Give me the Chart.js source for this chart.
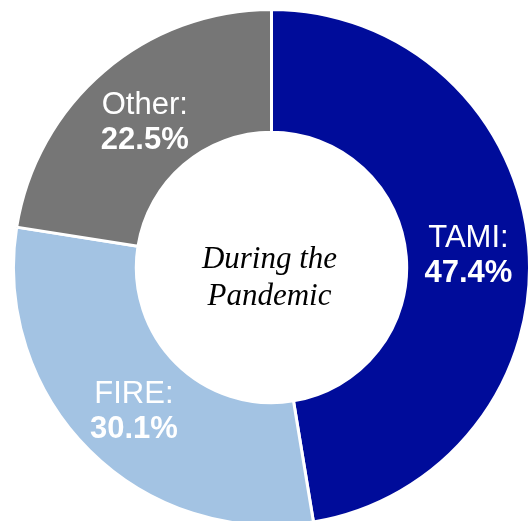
<!DOCTYPE html>
<html>
<head>
<meta charset="utf-8">
<script src="https://cdn.jsdelivr.net/npm/chart.js@4"></script>
<style>
    html, body { margin: 0; padding: 0; background: #fff; overflow: hidden; }
    #wrap { width: 532px; height: 521px; overflow: hidden; }
</style>
</head>
<body>
<div id="wrap"><canvas id="pieChart" width="532" height="530"></canvas></div>
<script>
// Share of total, during the pandemic
const labels = ["TAMI", "FIRE", "Other"];
const shares = [47.4, 30.1, 22.5];
const colors = ["#000c9a", "#a3c3e3", "#767676"];
const centerLines = ["During the", "Pandemic"];

// draws the "Name:" / "xx.x%" labels and the centre caption
const labelPlugin = {
    id: "sliceLabels",
    afterDatasetsDraw(chart) {
        const ctx = chart.ctx;
        const meta = chart.getDatasetMeta(0);
        ctx.save();
        ctx.fillStyle = "#ffffff";
        ctx.textAlign = "center";
        ctx.textBaseline = "alphabetic";
        meta.data.forEach((arc, i) => {
            const pos = arc.tooltipPosition();
            ctx.font = "31px 'Liberation Sans', Arial, sans-serif";
            ctx.fillText(labels[i] + ":", pos.x + 1, pos.y - 4);
            ctx.font = "bold 31px 'Liberation Sans', Arial, sans-serif";
            ctx.fillText(shares[i].toFixed(1) + "%", pos.x + 1, pos.y + 31);
        });

        const c = meta.data[0];
        ctx.fillStyle = "#000000";
        ctx.font = "italic 31px 'Liberation Serif', 'Times New Roman', serif";
        ctx.fillText(centerLines[0], c.x - 2, c.y);
        ctx.fillText(centerLines[1], c.x - 2, c.y + 37);
        ctx.restore();
    }
};

new Chart(document.getElementById("pieChart").getContext("2d"), {
    type: "doughnut",
    data: {
        labels: labels,
        datasets: [{
            data: shares,
            backgroundColor: colors,
            borderColor: "#ffffff",
            borderWidth: 3,
        }],
    },
    options: {
        responsive: false,
        animation: false,
        cutout: "52.4%",
        layout: { padding: { left: 12, right: 1, top: 8, bottom: 3 } },
        plugins: {
            legend: { display: false },
            tooltip: { enabled: false },
        },
    },
    plugins: [labelPlugin],
});
</script>
</body>
</html>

----

Repeat the data exactly, excluding the pictures.

Give me the Chart.js source for this chart.
<!DOCTYPE html>
<html>
<head>
<meta charset="utf-8">
<script src="https://cdn.jsdelivr.net/npm/chart.js@4"></script>
<style>
    html, body { margin: 0; padding: 0; background: #fff; overflow: hidden; }
    #wrap { width: 532px; height: 521px; overflow: hidden; }
</style>
</head>
<body>
<div id="wrap"><canvas id="pieChart" width="532" height="530"></canvas></div>
<script>
// Share of total, during the pandemic
const labels = ["TAMI", "FIRE", "Other"];
const shares = [47.4, 30.1, 22.5];
const colors = ["#000c9a", "#a3c3e3", "#767676"];
const centerLines = ["During the", "Pandemic"];

// draws the "Name:" / "xx.x%" labels and the centre caption
const labelPlugin = {
    id: "sliceLabels",
    afterDatasetsDraw(chart) {
        const ctx = chart.ctx;
        const meta = chart.getDatasetMeta(0);
        ctx.save();
        ctx.fillStyle = "#ffffff";
        ctx.textAlign = "center";
        ctx.textBaseline = "alphabetic";
        meta.data.forEach((arc, i) => {
            const pos = arc.tooltipPosition();
            ctx.font = "31px 'Liberation Sans', Arial, sans-serif";
            ctx.fillText(labels[i] + ":", pos.x + 1, pos.y - 4);
            ctx.font = "bold 31px 'Liberation Sans', Arial, sans-serif";
            ctx.fillText(shares[i].toFixed(1) + "%", pos.x + 1, pos.y + 31);
        });

        const c = meta.data[0];
        ctx.fillStyle = "#000000";
        ctx.font = "italic 31px 'Liberation Serif', 'Times New Roman', serif";
        ctx.fillText(centerLines[0], c.x - 2, c.y);
        ctx.fillText(centerLines[1], c.x - 2, c.y + 37);
        ctx.restore();
    }
};

new Chart(document.getElementById("pieChart").getContext("2d"), {
    type: "doughnut",
    data: {
        labels: labels,
        datasets: [{
            data: shares,
            backgroundColor: colors,
            borderColor: "#ffffff",
            borderWidth: 3,
        }],
    },
    options: {
        responsive: false,
        animation: false,
        cutout: "52.4%",
        layout: { padding: { left: 12, right: 1, top: 8, bottom: 3 } },
        plugins: {
            legend: { display: false },
            tooltip: { enabled: false },
        },
    },
    plugins: [labelPlugin],
});
</script>
</body>
</html>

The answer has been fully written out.